Up and down Britain there are boarded-up shops. Banks and department stores have been replaced by vape shops, barbers and bookmakers. Shoplifting is at a record high, local services cut, and public frustration is mounting.
Politically, high street decline is perfect campaign fodder for Nigel Farage’s Reform UK.
Research shows support for Reform is higher in places with the biggest rise in persistent high street vacancy rates. Across the UK in 2024 almost 13,000 shops – about 37 a day – pulled down their shutters for good. Closures have been most pronounced in the north of England, the Midlands and deprived coastal towns where Reform ran Labour closest at the general election.
In-depth polling by YouGov and researchers at Faster Horses shows 62% of voters considering backing Reform think their local area is in decline. “It’s just soul destroying to watch your local area turn to shit,” one focus group participant told the researchers.
For many, this decay reflects the country at large. Britain has “gone to the dogs”, with its best days in the past – despite the promises of successive Tory and Labour governments to turn things around. For millions, levelling up has not materialised. Why not give someone else a try?
Analysis by the University of Warwick professor Thiemo Fetzer – whose previous research has linked austerity and Brexit – shows the places with the highest rates of shop closures in England and Wales are more likely to back rightwing populist parties.
In total, retail accounts for 5% of the UK economy and less than a 10th of employment.
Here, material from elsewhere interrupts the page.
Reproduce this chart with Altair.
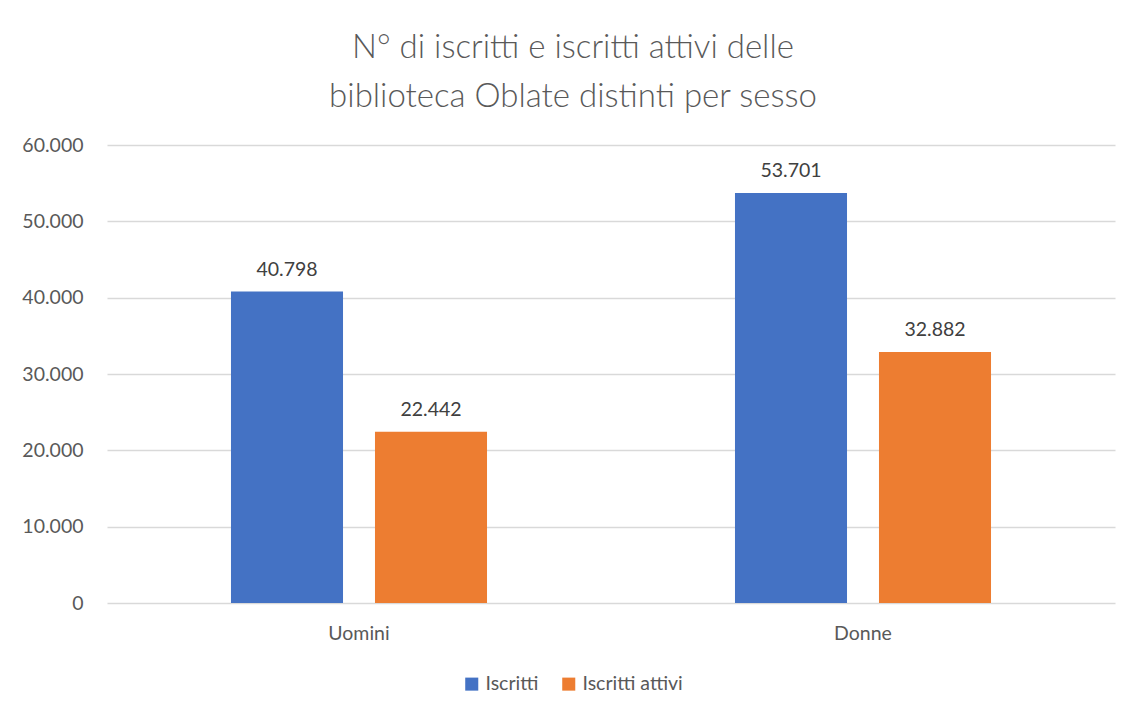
import altair as alt
import pandas as pd

categories = ["Uomini", "Uomini", "Donne", "Donne"]
series = ["Iscritti", "Iscritti attivi", "Iscritti", "Iscritti attivi"]
values = [40798, 22442, 53701, 32882]

df = pd.DataFrame({"sesso": categories, "serie": series, "valore": values})

FONT = "Lato"
GREY = "#595959"
FS = 19.5

x = alt.X("sesso:N", sort=["Uomini", "Donne"], title=None,
          scale=alt.Scale(paddingInner=0, paddingOuter=0),
          axis=alt.Axis(labelAngle=0, labelFontSize=FS, labelColor=GREY, labelFont=FONT,
                        domain=False, ticks=False, labelPadding=21))
xo = alt.XOffset("serie:N", sort=["Iscritti", "Iscritti attivi"],
                 scale=alt.Scale(paddingInner=0.222, paddingOuter=0.861))
y = alt.Y("valore:Q", title=None,
          scale=alt.Scale(domain=[0, 60000]),
          axis=alt.Axis(values=[0, 10000, 20000, 30000, 40000, 50000, 60000],
                        labelExpr="replace(format(datum.value, ','), ',', '.')",
                        labelFontSize=FS, labelColor=GREY, labelFont=FONT,
                        domain=False, ticks=False, labelPadding=24,
                        gridColor="#d9d9d9", gridWidth=1.3))

color = alt.Color("serie:N", sort=["Iscritti", "Iscritti attivi"],
                  scale=alt.Scale(domain=["Iscritti", "Iscritti attivi"], range=["#4472C4", "#ED7D31"]),
                  legend=alt.Legend(title=None, orient="none", direction="horizontal",
                                    legendX=355, legendY=529, symbolType="square", symbolSize=170,
                                    symbolStrokeWidth=0, labelFontSize=FS, labelColor=GREY,
                                    labelFont=FONT, columnPadding=20, labelOffset=4))

bars = alt.Chart(df).mark_bar().encode(x=x, xOffset=xo, y=y, color=color)

labels = alt.Chart(df).transform_calculate(
    lab="replace(format(datum.valore, ','), ',', '.')"
).mark_text(baseline="bottom", dy=-12, fontSize=FS, color="#404040", font=FONT).encode(
    x=x, xOffset=xo, y=y, text="lab:N")

chart = alt.layer(bars, labels).properties(
    width=1008, height=458,
    autosize=alt.AutoSizeParams(type="none"),
    padding={"left": 99, "top": 137, "right": 6, "bottom": 100},
    title=alt.TitleParams(["N° di iscritti e iscritti attivi delle", "biblioteca Oblate distinti per sesso"],
                          fontSize=33, font=FONT, fontWeight=300, color=GREY,
                          lineHeight=49, anchor="middle", dx=-38, offset=21),
).configure_view(stroke=None)

chart.save("out.html", embed_options={"renderer": "svg", "actions": False})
But its visible position on the high street gives it outsize influence on public perception.
“It has channelled people’s anger at the structural change around them. They don’t always personally perceive things to be negative for them. They say: ‘I’m doing fine.’ But they see and feel their community around them eroding. That for me is one of the main drivers of populism,” Fetzer said.
“You almost have a non-linear tipping point where you cascade into oblivion. It happens in the UK; in Europe, in Germany, everywhere. And it is particularly concentrated in the midsize towns.”
Some of the decline is self-inflicted. Almost half of Britons do not visit their high street or shopping area at least once a week. The top barriers people list are also self-reinforcing: not enough interesting shops, and too many empty ones.
However, there are deeper reasons – reflecting the UK’s geography, consumer preferences, economics and policy choices.
Over the past two decades the internet has transformed the high street. Online spending has rocketed from less than 3% of total retail sales in Great Britain in 2006 to more than 25%, in a shift accelerated by the Covid pandemic. Despite the dominance of US e-commerce companies such as Amazon and eBay, Britons are more likely to shop online than Americans, where long distances limit doorstep delivery.
Retailers have suffered from weaker levels of consumer demand amid the cost of living crisis. Real wages flatlined in the 2010s, inflation hit a 40-year high, growth in living standards has slowed, and many consumers are prioritising spending on experiences over physical goods. Some experts believe Britain reached “peak stuff” years ago.
Retailers also complain that elevated inflation, interest rates, tax increases, government regulations, and a rising minimum wage have made it harder to turn a profit. Rents and utility costs have also risen sharply.
Bricks-and-mortar shops also have a disadvantage to online retail through the business rates system – a tax based on commercial property values. As is the case with other overheads, this makes a chain of high street shops more expensive than a warehouse on the outskirts of town.
Labour promised to replace the business rates system in England before coming to power. But that has not happened. At the autumn budget, Rachel Reeves said she was introducing the “lowest tax rates since 1991” for the system. But hospitality businesses warn their bills are rising – putting high street pubs, cafes and restaurants at risk.
Underinvestment in transport, policing, healthcare and social services has also contributed. Homelessness has risen and shoplifting offences have jumped – with an increase by 13% to more than half a million offences in the year to June 2025.
Fetzer believes these factors and the rise of online shopping have fuelled social isolation and fear of others, further discouraging high street visits in a doom loop exploited by the far right.
“People have lost their ability to speak to one another.”
Some places buck the trend – typically where there is a higher concentration of independent retail, hospitality and tourism to lure in visitors. However, big cities and affluent areas find this easier to sustain – adding to the sense of Britain as an increasingly divided nation.
Ministers highlight efforts to turn things around. Labour has announced £5bn of “Pride in Place” funding for communities to invest in local priorities, including buying community spaces and revamping high streets. The government has also established a taskforce to tackle dodgy high street stores and a licensing scheme so that only legitimate shops can legally sell tobacco and vapes.
Still, the danger for Keir Starmer is the depth and complexity of the economic challenge facing the high street. Any turnaround before a make-or-break set of May local elections looks tough.